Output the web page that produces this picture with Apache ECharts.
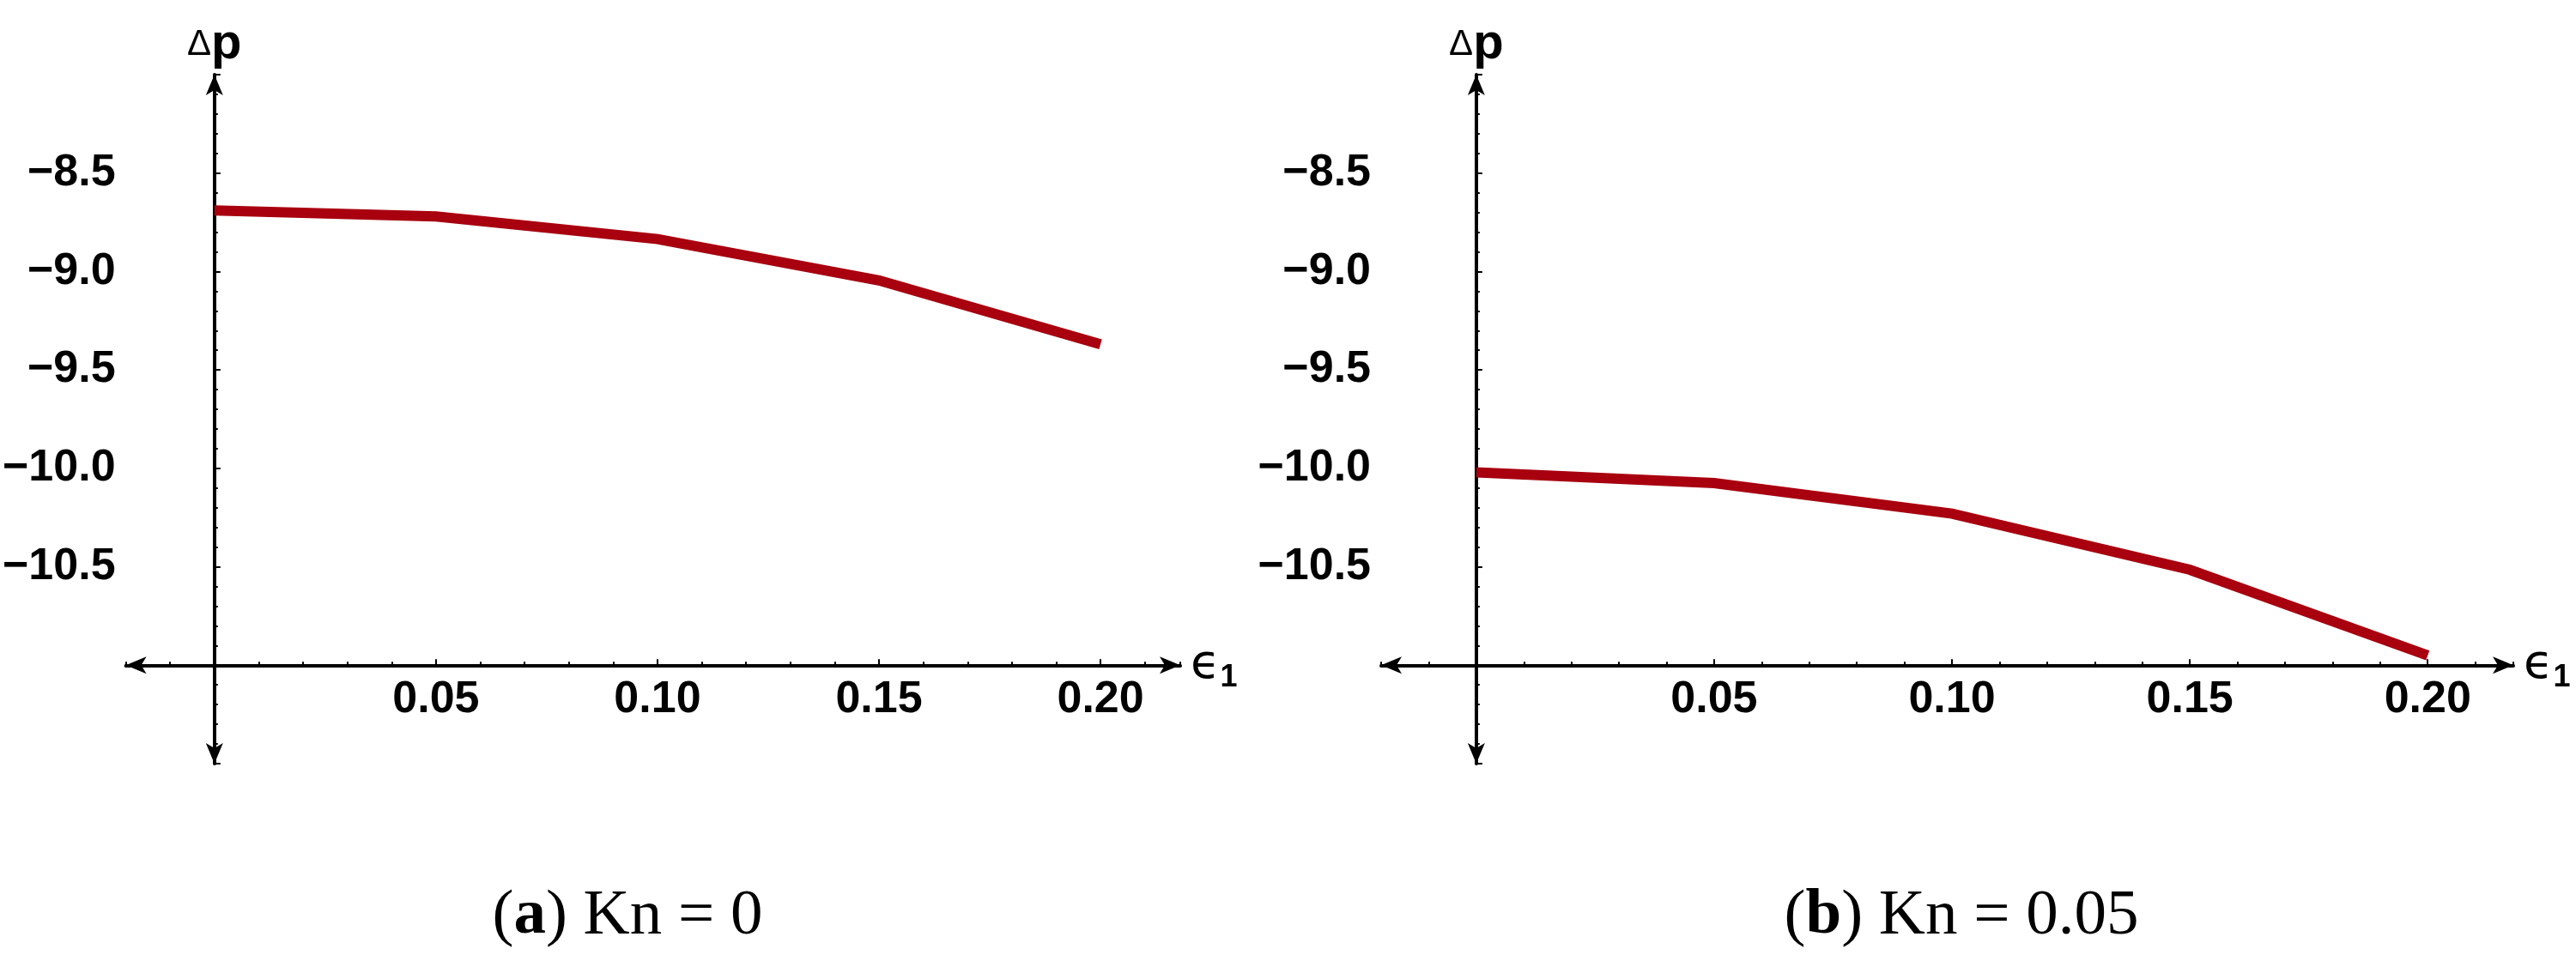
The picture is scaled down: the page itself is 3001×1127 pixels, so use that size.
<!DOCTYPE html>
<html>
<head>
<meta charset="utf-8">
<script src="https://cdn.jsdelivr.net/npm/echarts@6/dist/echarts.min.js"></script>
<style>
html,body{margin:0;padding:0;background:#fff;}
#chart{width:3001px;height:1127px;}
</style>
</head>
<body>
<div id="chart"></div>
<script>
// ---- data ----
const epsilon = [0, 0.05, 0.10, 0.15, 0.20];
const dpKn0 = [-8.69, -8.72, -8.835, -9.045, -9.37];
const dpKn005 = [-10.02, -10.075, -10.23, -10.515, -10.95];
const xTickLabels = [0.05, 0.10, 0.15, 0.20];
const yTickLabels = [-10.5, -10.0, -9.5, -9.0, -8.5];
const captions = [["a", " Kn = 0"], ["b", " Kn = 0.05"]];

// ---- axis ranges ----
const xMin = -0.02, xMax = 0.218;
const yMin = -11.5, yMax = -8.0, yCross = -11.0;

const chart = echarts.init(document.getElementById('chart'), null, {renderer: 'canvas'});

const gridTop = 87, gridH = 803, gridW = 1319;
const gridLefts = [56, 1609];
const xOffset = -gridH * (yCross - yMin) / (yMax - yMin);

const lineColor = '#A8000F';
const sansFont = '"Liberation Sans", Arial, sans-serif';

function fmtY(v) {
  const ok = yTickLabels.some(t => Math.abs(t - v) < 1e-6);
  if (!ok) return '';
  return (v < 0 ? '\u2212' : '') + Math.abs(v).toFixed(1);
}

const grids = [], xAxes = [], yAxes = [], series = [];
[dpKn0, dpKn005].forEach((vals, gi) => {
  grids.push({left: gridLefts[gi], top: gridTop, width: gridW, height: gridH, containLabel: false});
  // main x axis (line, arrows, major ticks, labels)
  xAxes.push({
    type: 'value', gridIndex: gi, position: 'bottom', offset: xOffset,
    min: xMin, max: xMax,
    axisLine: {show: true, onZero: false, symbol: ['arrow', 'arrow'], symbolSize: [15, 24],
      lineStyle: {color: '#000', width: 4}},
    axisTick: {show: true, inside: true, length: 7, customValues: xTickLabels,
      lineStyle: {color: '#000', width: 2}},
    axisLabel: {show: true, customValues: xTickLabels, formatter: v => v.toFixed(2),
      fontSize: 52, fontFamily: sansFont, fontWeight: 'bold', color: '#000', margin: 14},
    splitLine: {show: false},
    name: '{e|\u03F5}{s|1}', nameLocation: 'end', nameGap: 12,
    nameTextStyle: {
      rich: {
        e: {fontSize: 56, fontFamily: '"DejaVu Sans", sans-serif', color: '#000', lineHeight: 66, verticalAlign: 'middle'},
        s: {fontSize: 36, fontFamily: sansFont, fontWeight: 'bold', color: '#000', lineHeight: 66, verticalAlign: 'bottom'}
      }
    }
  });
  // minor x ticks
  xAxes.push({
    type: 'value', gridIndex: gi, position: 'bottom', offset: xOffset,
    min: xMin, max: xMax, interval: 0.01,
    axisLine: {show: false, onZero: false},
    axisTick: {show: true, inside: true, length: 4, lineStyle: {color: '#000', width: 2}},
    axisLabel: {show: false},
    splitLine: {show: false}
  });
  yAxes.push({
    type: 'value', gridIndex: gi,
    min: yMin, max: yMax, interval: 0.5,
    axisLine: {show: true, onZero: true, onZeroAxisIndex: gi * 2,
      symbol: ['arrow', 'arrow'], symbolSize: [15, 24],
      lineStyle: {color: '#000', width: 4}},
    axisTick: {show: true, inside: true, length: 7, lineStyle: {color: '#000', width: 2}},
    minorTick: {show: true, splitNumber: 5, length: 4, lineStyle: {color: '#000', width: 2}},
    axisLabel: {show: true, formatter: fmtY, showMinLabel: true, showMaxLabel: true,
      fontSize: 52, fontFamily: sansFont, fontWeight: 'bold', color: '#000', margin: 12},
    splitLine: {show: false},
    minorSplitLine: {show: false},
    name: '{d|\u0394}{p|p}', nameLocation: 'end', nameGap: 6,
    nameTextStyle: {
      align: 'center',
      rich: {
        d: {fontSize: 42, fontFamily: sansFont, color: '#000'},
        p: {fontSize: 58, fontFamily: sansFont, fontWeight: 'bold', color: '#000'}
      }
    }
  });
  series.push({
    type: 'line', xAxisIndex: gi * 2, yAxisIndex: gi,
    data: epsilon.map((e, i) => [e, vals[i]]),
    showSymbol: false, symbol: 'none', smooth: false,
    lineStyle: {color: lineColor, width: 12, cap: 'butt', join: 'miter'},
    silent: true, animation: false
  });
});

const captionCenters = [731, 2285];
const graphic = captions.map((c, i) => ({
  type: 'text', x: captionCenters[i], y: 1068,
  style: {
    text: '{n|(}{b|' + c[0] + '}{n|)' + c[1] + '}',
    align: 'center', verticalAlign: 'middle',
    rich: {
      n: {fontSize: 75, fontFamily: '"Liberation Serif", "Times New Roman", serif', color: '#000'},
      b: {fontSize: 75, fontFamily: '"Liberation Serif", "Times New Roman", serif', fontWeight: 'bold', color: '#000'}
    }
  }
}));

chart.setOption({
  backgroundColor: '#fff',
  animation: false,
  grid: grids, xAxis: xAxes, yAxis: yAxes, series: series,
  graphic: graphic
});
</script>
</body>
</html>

* * * * * * * * *

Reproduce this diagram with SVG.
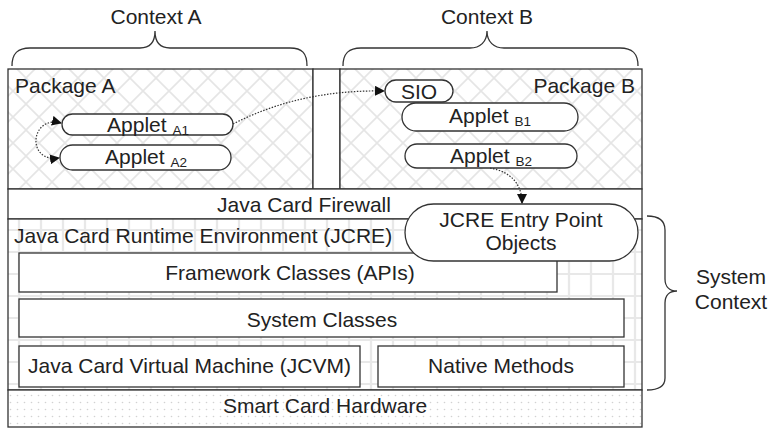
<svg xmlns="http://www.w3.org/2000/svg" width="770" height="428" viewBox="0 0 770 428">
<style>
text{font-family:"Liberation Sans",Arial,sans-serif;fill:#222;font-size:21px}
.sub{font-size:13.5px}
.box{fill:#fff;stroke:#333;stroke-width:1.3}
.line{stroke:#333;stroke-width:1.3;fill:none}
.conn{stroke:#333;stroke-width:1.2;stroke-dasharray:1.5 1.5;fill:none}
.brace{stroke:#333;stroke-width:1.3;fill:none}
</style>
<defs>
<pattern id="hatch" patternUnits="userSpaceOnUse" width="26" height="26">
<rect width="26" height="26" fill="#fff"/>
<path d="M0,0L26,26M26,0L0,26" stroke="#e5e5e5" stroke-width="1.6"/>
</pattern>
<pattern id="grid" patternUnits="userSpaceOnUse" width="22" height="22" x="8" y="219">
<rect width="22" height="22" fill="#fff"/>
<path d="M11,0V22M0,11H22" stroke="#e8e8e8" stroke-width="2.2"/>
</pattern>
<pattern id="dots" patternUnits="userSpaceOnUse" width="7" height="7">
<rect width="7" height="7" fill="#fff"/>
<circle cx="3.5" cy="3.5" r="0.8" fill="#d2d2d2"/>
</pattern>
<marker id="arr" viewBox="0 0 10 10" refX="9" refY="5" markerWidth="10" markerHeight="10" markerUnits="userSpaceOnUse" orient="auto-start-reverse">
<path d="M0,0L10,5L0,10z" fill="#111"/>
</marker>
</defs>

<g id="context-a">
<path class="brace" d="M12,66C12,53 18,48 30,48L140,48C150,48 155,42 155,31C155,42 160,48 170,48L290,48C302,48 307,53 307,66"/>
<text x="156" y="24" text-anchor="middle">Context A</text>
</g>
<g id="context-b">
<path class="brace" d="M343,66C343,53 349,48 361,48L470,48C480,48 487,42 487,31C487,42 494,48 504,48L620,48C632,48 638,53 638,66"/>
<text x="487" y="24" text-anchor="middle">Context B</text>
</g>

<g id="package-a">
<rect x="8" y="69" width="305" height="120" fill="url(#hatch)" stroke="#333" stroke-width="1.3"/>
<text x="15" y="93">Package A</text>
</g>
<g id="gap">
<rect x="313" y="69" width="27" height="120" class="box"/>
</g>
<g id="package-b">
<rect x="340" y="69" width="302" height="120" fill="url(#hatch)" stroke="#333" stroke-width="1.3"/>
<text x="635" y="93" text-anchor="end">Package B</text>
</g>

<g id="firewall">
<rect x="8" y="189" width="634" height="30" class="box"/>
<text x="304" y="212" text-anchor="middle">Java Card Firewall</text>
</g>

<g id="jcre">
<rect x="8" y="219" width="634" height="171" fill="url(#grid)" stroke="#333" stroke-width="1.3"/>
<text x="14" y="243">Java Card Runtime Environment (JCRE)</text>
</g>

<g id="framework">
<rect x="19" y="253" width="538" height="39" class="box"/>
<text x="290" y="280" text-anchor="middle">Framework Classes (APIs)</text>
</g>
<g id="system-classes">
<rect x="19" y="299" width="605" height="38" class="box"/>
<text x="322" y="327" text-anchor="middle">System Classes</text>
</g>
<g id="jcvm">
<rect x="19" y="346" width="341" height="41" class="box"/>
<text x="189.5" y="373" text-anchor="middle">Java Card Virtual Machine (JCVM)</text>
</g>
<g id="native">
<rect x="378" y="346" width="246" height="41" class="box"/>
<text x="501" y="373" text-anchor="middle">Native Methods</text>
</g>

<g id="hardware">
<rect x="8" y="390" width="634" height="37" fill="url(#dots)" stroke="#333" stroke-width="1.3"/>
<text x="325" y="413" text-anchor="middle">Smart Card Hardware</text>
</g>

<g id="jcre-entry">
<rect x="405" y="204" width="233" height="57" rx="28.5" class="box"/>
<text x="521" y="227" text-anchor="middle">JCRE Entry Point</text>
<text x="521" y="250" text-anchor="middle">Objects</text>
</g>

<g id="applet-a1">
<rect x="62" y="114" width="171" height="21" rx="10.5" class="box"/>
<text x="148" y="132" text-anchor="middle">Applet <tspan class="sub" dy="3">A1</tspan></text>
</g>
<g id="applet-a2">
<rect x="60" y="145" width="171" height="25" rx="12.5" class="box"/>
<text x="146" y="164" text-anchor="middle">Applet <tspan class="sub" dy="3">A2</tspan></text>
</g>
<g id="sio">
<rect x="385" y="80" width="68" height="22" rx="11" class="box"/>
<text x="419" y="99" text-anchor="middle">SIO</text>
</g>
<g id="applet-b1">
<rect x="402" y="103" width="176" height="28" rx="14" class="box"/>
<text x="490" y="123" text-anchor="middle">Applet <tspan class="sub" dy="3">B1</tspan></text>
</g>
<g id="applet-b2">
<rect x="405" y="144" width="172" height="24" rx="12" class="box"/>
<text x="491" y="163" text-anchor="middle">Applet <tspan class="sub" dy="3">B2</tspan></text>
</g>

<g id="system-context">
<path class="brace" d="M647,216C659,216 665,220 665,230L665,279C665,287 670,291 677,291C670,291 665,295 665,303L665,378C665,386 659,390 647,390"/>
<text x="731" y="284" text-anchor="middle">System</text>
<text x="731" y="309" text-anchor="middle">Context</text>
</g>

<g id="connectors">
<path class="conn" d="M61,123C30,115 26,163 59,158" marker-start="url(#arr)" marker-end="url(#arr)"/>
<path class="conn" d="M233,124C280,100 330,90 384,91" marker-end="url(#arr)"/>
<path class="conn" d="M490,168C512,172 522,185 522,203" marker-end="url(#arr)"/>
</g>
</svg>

* * * * * * * * *

● **WORK TO COMPLETE**: Gather all lines from the listing above in which "this" occurs.

● **TASK OUTPUT**:
Output the web page that produces this picture with Apache ECharts.
Reproduce this diagram with SVG.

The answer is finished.